Un plan orchestré par les grands de ce monde
Ce financement ne tombe pas du ciel. Il s’inscrit dans une coordination inédite entre les plus grandes institutions mondiales. La BID travaille main dans la main avec l’ONU, l’Union européenne et la Banque mondiale pour structurer ce Plan de Relance. Une synergie rare qui pourrait enfin donner à Haïti les moyens de ses ambitions.
Fritz Alphonse Jean, qui représentait Haïti au sommet de Brasilia aux côtés de la ministre Ketleen Florestal, rentre au pays ce dimanche avec dans ses valises diplomatiques l’une des plus belles victoires de la transition. Cette coordination internationale montre que la communauté internationale n’a pas renoncé à Haïti, malgré la crise des gangs qui paralyse la capitale.

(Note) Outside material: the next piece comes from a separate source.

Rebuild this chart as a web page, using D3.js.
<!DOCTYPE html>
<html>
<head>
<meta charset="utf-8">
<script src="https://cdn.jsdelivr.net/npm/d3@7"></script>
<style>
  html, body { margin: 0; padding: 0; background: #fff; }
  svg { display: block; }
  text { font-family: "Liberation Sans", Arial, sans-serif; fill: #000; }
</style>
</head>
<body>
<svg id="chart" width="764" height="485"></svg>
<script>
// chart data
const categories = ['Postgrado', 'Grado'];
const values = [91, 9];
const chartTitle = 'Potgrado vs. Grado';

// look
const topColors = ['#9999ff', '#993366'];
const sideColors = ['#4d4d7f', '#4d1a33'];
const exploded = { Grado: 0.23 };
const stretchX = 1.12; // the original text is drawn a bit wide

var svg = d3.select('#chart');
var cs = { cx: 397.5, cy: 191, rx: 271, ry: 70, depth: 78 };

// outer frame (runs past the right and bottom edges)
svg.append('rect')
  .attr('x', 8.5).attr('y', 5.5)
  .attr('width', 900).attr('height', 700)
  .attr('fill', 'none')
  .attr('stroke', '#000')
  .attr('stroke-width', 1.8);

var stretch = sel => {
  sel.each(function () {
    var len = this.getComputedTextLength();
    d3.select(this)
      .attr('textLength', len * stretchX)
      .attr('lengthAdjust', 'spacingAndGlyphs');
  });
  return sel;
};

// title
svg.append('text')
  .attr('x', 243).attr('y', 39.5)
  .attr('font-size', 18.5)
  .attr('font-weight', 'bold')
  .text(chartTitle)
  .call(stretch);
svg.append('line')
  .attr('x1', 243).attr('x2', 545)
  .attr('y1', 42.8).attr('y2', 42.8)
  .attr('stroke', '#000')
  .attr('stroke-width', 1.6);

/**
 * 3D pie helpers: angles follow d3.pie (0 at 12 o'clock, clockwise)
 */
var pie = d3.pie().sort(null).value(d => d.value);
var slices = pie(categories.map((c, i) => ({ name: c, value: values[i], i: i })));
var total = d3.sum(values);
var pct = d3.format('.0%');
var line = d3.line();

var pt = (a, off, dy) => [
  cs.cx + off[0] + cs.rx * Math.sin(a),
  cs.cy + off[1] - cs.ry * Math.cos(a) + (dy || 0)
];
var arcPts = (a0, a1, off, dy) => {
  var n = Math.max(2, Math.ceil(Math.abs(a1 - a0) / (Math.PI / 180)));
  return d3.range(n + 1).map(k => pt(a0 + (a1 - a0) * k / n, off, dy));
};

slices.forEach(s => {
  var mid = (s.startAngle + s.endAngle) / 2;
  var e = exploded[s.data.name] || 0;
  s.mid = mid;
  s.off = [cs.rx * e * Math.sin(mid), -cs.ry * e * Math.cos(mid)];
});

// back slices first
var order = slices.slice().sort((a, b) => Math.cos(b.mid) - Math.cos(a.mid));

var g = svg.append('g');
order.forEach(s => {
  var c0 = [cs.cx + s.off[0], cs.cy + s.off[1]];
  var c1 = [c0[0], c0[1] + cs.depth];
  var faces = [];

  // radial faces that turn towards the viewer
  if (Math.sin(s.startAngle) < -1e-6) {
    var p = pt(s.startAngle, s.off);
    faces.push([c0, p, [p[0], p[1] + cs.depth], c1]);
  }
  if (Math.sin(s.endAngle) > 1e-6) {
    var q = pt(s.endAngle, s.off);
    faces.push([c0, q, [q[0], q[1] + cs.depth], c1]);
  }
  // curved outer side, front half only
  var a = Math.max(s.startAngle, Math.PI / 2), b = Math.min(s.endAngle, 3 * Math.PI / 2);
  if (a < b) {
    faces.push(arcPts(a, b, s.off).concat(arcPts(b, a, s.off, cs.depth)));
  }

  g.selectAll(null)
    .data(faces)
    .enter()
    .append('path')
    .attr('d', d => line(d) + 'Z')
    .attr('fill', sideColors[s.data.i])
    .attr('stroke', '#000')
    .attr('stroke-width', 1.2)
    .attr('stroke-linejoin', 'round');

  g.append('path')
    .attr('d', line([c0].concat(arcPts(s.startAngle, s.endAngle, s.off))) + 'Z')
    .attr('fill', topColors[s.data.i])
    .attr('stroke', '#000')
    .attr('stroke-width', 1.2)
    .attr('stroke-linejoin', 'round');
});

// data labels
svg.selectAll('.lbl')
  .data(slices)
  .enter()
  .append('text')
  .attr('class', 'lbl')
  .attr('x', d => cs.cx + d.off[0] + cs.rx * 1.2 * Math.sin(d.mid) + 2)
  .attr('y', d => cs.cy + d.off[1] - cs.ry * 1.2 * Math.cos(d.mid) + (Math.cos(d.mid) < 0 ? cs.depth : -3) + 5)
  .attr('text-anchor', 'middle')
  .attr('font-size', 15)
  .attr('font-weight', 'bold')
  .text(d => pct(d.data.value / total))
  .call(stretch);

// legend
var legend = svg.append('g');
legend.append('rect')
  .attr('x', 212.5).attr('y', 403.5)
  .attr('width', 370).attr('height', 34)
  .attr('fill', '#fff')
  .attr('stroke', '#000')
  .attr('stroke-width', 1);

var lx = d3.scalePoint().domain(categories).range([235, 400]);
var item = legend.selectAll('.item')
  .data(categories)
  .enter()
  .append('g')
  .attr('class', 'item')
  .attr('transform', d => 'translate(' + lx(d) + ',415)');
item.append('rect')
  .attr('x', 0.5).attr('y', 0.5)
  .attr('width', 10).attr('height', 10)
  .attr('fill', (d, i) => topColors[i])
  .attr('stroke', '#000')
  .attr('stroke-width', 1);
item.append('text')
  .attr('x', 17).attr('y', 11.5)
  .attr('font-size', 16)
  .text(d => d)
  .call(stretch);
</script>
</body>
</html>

Une vision caribéenne d’intégration
Ces 283 millions pour Haïti s’inscrivent dans une vision plus large d’intégration caribéenne. La BID vient de créer un fonds multi-donateurs pour le programme ONE Caribbean, axé sur la résilience climatique, la sécurité des citoyens et la sécurité alimentaire. Haïti ne sera plus le parent pauvre des Caraïbes, mais un partenaire à part entière du développement régional.
« La BID est pleinement engagée dans le développement des pays des Caraïbes », a déclaré Ilan Goldfajn, président de l’institution. Cette phrase résonne particulièrement fort pour un pays habitué à être traité comme un cas à part dans la région.
L’espoir renaît dans les provinces
Pour les millions d’Haïtiens qui vivent loin de Port-au-Prince, dans des communes souvent oubliées des grands programmes, cette annonce change la donne. Les enfants de Marchand Dessalines pourront manger à l’école, les malades de Miragoâne seront soignés dans des hôpitaux modernes, les entrepreneurs d’Aquin auront accès au crédit.
Bien sûr, 283 millions de dollars ne résoudront pas tous les problèmes d’Haïti. Mais pour la première fois depuis longtemps, un financement international mise sur les provinces plutôt que sur la capitale en crise. C’est peut-être là que se trouve la clé du renouveau haïtien : non pas dans les bureaux climatisés de Port-au-Prince, mais dans la force tranquille des provinces qui ont toujours fait la richesse de ce pays. Le pari est lancé, et il est de taille.